The final concern I will document here is the potential for SpaceX to replace the existing internet monopoly with another monopoly. In a competitive marketplace, SpaceX would already have a total monopoly on launch. Only rival governments’ desires for assured military access to space keeps their expensive and obsolete rockets, often built by big monopolistic defense contractors, in business.
It is certainly possible to imagine that by 2030, SpaceX launches 6000 of its own satellites annually, plus a few spy satellites for old times’ sake. SpaceX’s cheap and reliable satellites would sell “rack space” for instruments built by third parties. Any university that can build a space-rated camera could get it to orbit without also having to cover the expense of building the whole satellite platform. And as a result of this ubiquitous improved access to space, Starlink becomes synonymous with satellites as historical manufacturers fade into irrelevant obscurity.

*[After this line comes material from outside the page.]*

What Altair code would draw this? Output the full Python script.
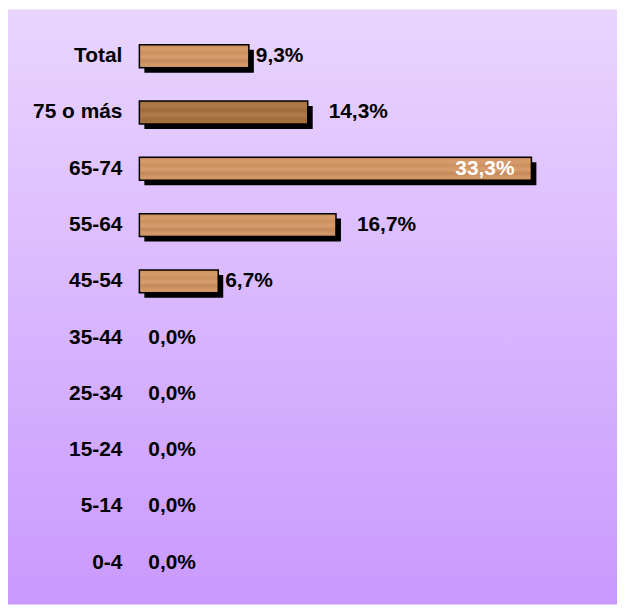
import altair as alt
import pandas as pd

# ---- data ----
categories = ["Total", "75 o más", "65-74", "55-64", "45-54",
              "35-44", "25-34", "15-24", "5-14", "0-4"]
values = [9.3, 14.3, 33.3, 16.7, 6.7, 0.0, 0.0, 0.0, 0.0, 0.0]

df = pd.DataFrame({"cat": categories, "value": values})
df["label"] = df["value"].map(lambda v: f"{v:.1f}".replace(".", ",") + "%")

# label placement groups (style only)
near_labels = ["Total", "45-54"]
far_labels = ["75 o más", "55-64"]
inside_labels = ["65-74"]
dark_bars = ["75 o más"]

W, H = 612, 598
FONT = "Liberation Sans"
FS = 21

x_scale = alt.Scale(domain=[-11.16, 40.57], nice=False, zero=False)
y_scale = alt.Scale(domain=categories, paddingInner=0.5934,
                    paddingOuter=0.5832, align=0.538)

base = alt.Chart(df).encode(
    y=alt.Y("cat:N", scale=y_scale, axis=None, sort=categories)
)

wood = alt.LinearGradient(
    gradient="linear", x1=0, x2=0, y1=0, y2=1,
    stops=[
        alt.GradientStop(color="#CB8C5C", offset=0.0),
        alt.GradientStop(color="#D89D6C", offset=0.18),
        alt.GradientStop(color="#CD8F5F", offset=0.35),
        alt.GradientStop(color="#D99E6E", offset=0.52),
        alt.GradientStop(color="#C68859", offset=0.7),
        alt.GradientStop(color="#D59A69", offset=0.86),
        alt.GradientStop(color="#CB8D5D", offset=1.0),
    ],
)
wood_dark = alt.LinearGradient(
    gradient="linear", x1=0, x2=0, y1=0, y2=1,
    stops=[
        alt.GradientStop(color="#A26F3F", offset=0.0),
        alt.GradientStop(color="#B07A48", offset=0.2),
        alt.GradientStop(color="#9E6B3B", offset=0.4),
        alt.GradientStop(color="#B27D4C", offset=0.6),
        alt.GradientStop(color="#A06C3C", offset=0.8),
        alt.GradientStop(color="#A97444", offset=1.0),
    ],
)

bg = alt.LinearGradient(
    gradient="linear", x1=0, x2=0, y1=0, y2=1,
    stops=[alt.GradientStop(color="#E9D5FE", offset=0.0),
           alt.GradientStop(color="#C999FE", offset=1.0)],
)

background = alt.Chart(pd.DataFrame({"k": [0]})).mark_rect(color=bg).encode(
    x=alt.value(0), x2=alt.value(W), y=alt.value(0), y2=alt.value(H)
)

xenc = alt.X("value:Q", scale=x_scale, axis=None)

shadow = base.transform_filter("datum.value > 0").mark_bar(
    color="black", xOffset=5, x2Offset=5, yOffset=5, y2Offset=5
).encode(x=xenc, x2=alt.datum(0))

bars = base.transform_filter("datum.value > 0").transform_filter(
    {"not": alt.FieldOneOfPredicate(field="cat", oneOf=dark_bars)}
).mark_bar(color=wood, stroke="black", strokeWidth=1.5).encode(
    x=xenc, x2=alt.datum(0))

bars_dark = base.transform_filter(
    alt.FieldOneOfPredicate(field="cat", oneOf=dark_bars)
).mark_bar(color=wood_dark, stroke="black", strokeWidth=1.5).encode(
    x=xenc, x2=alt.datum(0))

cat_text = base.mark_text(
    align="right", baseline="middle", font=FONT, fontWeight="bold",
    fontSize=FS, color="black"
).encode(x=alt.value(115), text="cat:N")

def value_text(filt, dx, align="left", color="black"):
    return base.transform_filter(filt).mark_text(
        align=align, baseline="middle", dx=dx, font=FONT,
        fontWeight="bold", fontSize=FS, color=color
    ).encode(x=xenc, text="label:N")

zero_text = value_text("datum.value == 0", 9)
near_text = value_text(alt.FieldOneOfPredicate(field="cat", oneOf=near_labels), 7)
far_text = value_text(alt.FieldOneOfPredicate(field="cat", oneOf=far_labels), 21)
in_text = value_text(alt.FieldOneOfPredicate(field="cat", oneOf=inside_labels),
                     -17, align="right", color="white")

chart = alt.layer(
    background, shadow, bars, bars_dark, cat_text, zero_text, near_text,
    far_text, in_text
).properties(
    width=W, height=H, padding=0, background="white"
).configure_view(stroke=None)

chart.save("out.html", embed_options={"renderer": "svg", "actions": False})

There is precedent for far-seeing companies so dominating a new market that their product becomes synonymous with the concept. Hoover. Westinghouse. Kleenex. Google. Frisbee. Xerox. Kodak. Motorola. IBM.
Where this can become problematic is if the first company to market engages in anti-competitive practices to preserve its market share, although since President Reagan this is often legal. SpaceX could preserve its Starlink monopoly by forcing other constellation developers to launch on antique Soviet rockets. Similar actions by the United Aircraft and Transportation company, as well as price fixing on mail routes, led to its break up in 1934. Fortunately it’s unlikely that SpaceX will preserve an absolute monopoly on fully reusable rockets forever.

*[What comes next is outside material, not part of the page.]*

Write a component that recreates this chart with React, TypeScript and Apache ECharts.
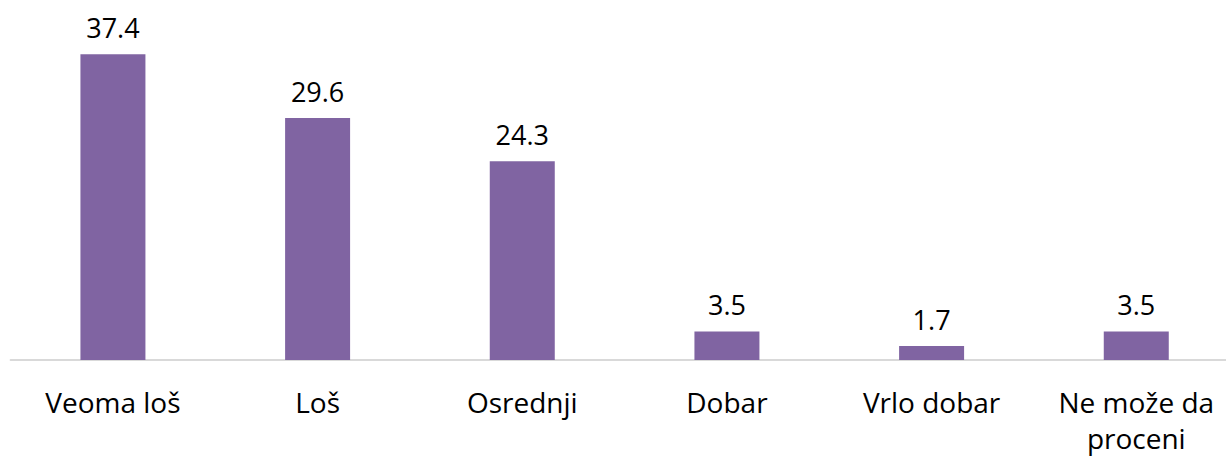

More worryingly, SpaceX’s deployment of tens of thousands of satellites into LEO could be construed as a co-option of the commons. Those previously public, unowned orbital slots will be permanently occupied by a private company for private profit. While it is true that SpaceX’s innovations provided the mechanism to commercialize what was previously unremarkable vacuum, much of SpaceX’s intellectual capital was built upon billions of dollars of publicly funded research.
On the one hand, we need laws to protect the proceeds of private investment, research and development. Without this protection, innovators will be unable to finance ambitious projects or will move their companies to places that provide that protection. In either case, the public suffers from the loss of wealth generation. On the other hand, we need laws to protect the people, the nominal owners of common property including the sky, from rent-seeking private entities that would annex public wealth. Neither hand is correct, or even possible, on its own. The development of Starlink affords us all the opportunity to find our way to the safe middle ground for this new market. We will know we have found it when we’ve maximized the rate of innovation and common wealth creation.

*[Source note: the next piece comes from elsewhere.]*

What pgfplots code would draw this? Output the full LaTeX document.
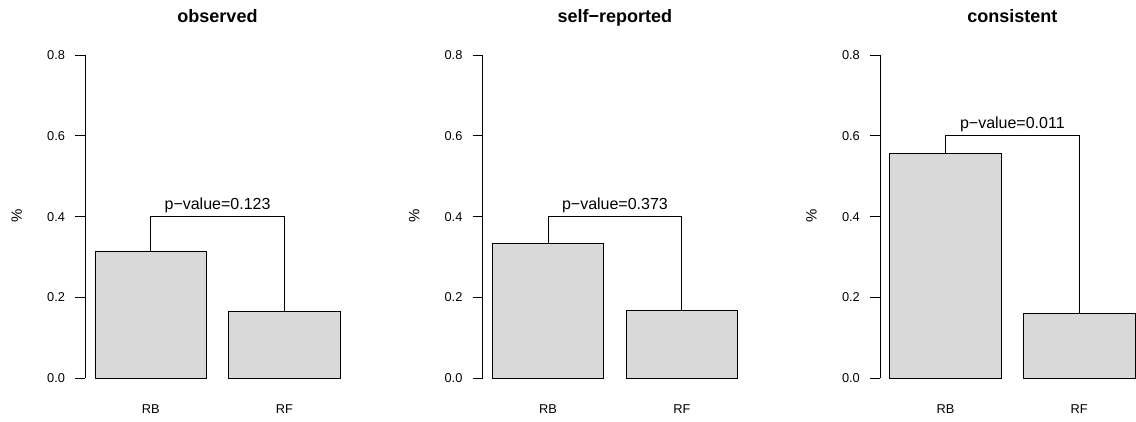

I wrote this blog immediately after I finished my post on Starship. It’s been a big week. Both Starship and Starlink are transformative technology being built before our very eyes, here, in our lifetimes. If I live long enough my grandchildren will be more flabbergasted that I’m older than Starlink than that I’m older than cell phones (museum pieces) or the public internet itself.
Satellite internet for the rich or warlike has been around for a long time. But a ubiquitous, generic, and cheap Starlink is not possible without Starship.
Launch has been around for a long time, but Starship, a launcher cheap enough to be interesting, is not possible without Starlink.
Human spaceflight has been around for a long time, and provided you’re a fighter jet pilot who is also a brain surgeon, you can go. With Starship and Starlink, human space exploration has a credible, near term path from orbital outpost to fully industrialized cities in deep space.